18 horas 10 minutos

—¡Noticias!

Nervioso —casi divertido—, Ugo agitó una hoja de papel, sofocando momentáneamente las cábalas del capitán.

—Zarakal. Acaba de telefonear. Y también el Vaticano.

—Olvídate. Caso cancelado. Nos han retirado... —descerrajó sin piedad.

—Lo sé —replicó el teniente, inexplicablemente eufórico—. Zarakal me ha puesto al tanto.

—No te entiendo...

—Él te explicará...

Rossi adivinó.

—La autopsia.

La cara de Ugo se iluminó triunfante.

—Y bien...

Restos de un hipotensor en el tejido graso. Los primeros barridos toxicológicos parecen determinantes.

—Habla claro.

—Zarakal tampoco lo entiende. Resulta ilógico que el Papa necesitara un reductor de la presión sanguínea.

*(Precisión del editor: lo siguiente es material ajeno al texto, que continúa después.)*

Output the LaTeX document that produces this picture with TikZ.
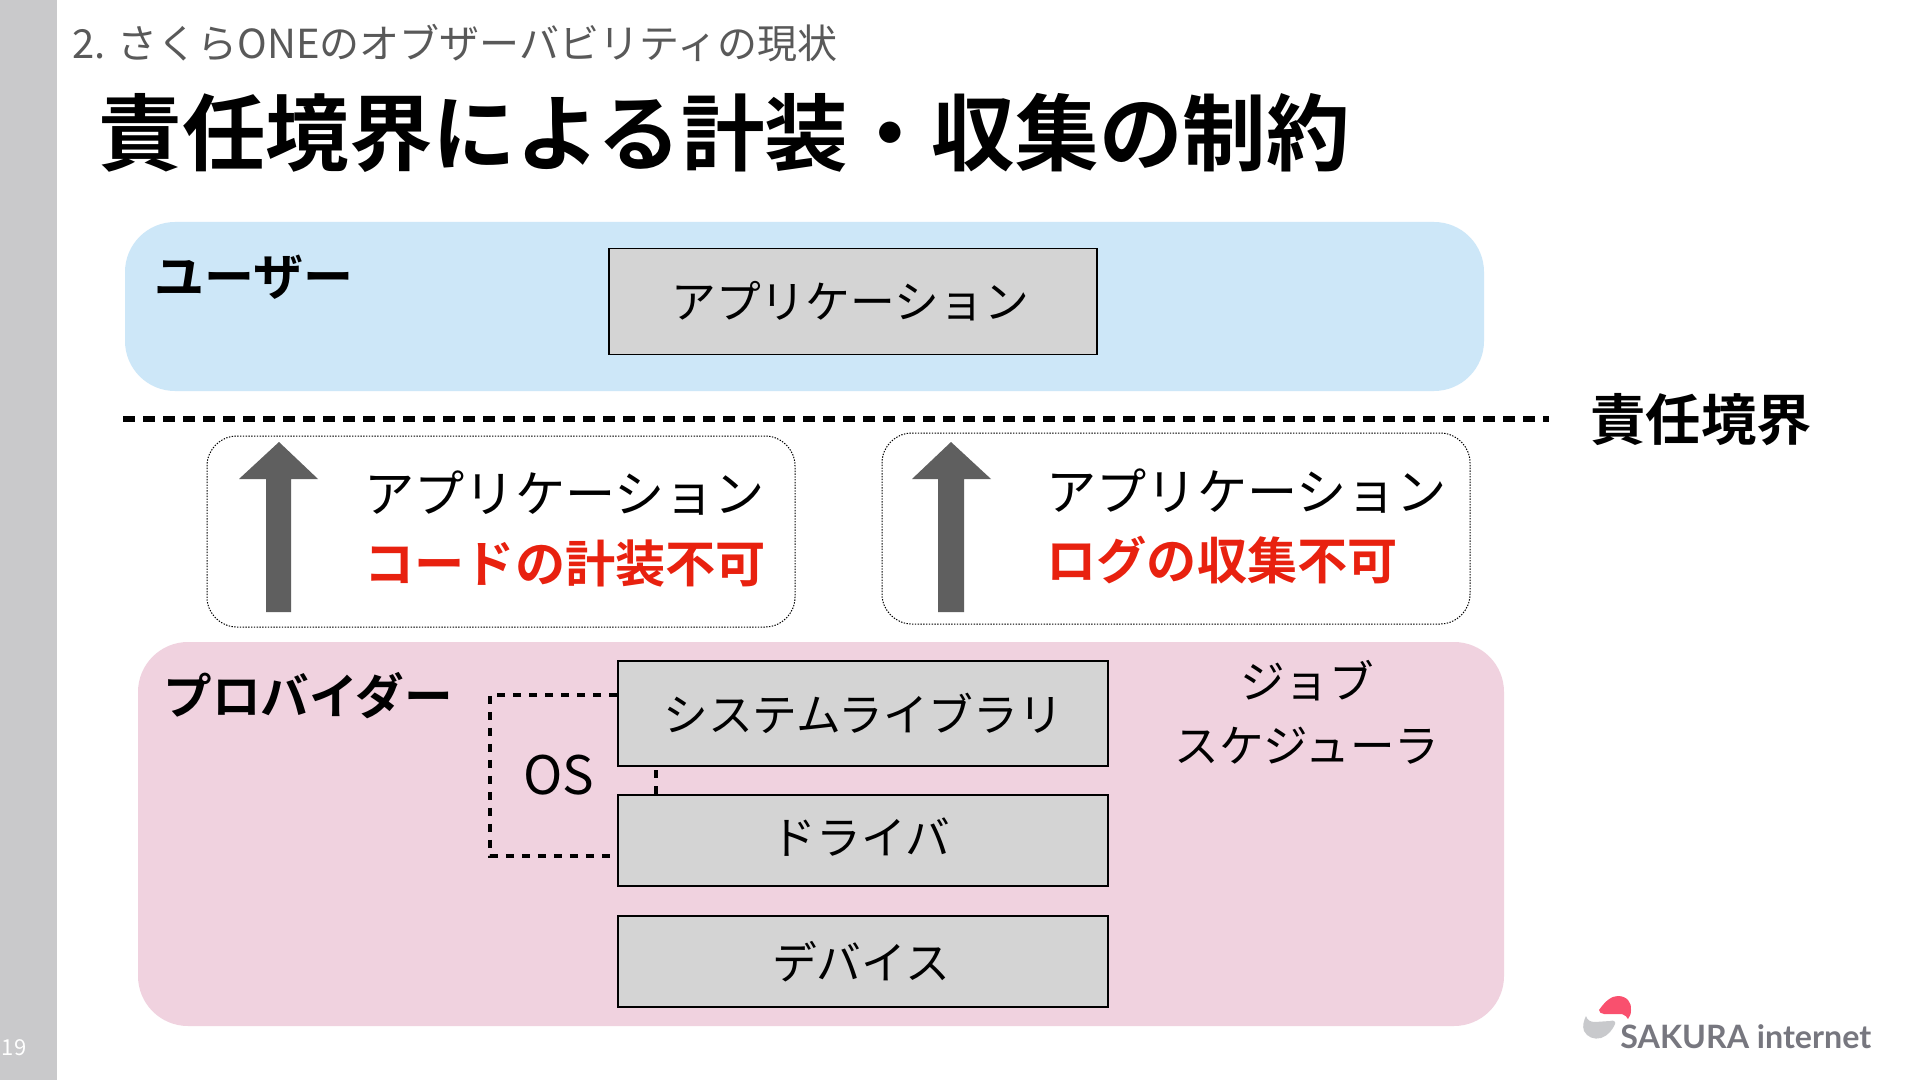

Es público y notorio que el fallecido gozaba de una excelente tensión...

Rossi se encogió de hombros.

—¿Es que no te das cuenta? —se encrespó Ugo—. o mucho me equivoco o alguien se ha estado preocupando de suministrarle un fármaco innecesario, provocándole desmayos y mareos.

El jefe de homicidios recordó las alusiones de sor Juana a los extraños síncopes sufridos por el Pontífice en los días que precedieron a su muerte. Algo, en efecto, no encajaba.

—Y hay más...

La curiosidad volvió a espejear en los ojos del capitán. Y su compañero abonó el surco, preparándole para la segunda noticia.

—Lo siento. Zarakal quiere informarte en persona...

—Está bien —cedió Rossi—. ¿Y qué hay de esas víboras?

—Camilo Chíniv, ignoro en nombre de quién, desea verte.

—¡Ni hablar!

Ugo le atrapó.

—Asunto confidencial. Al parecer tampoco está de acuerdo con la versión oficial.

Demasiado tarde. Demasiado goloso para un buen policía.

—Me he tomado la libertad de aceptar.

—¡Maldito pelirrojo!

Una espontánea e indulgente sonrisa arruinó el simulacro de amonestación.

—A las nueve y media en el restaurante Mario. ¿Qué perdemos con escucharle?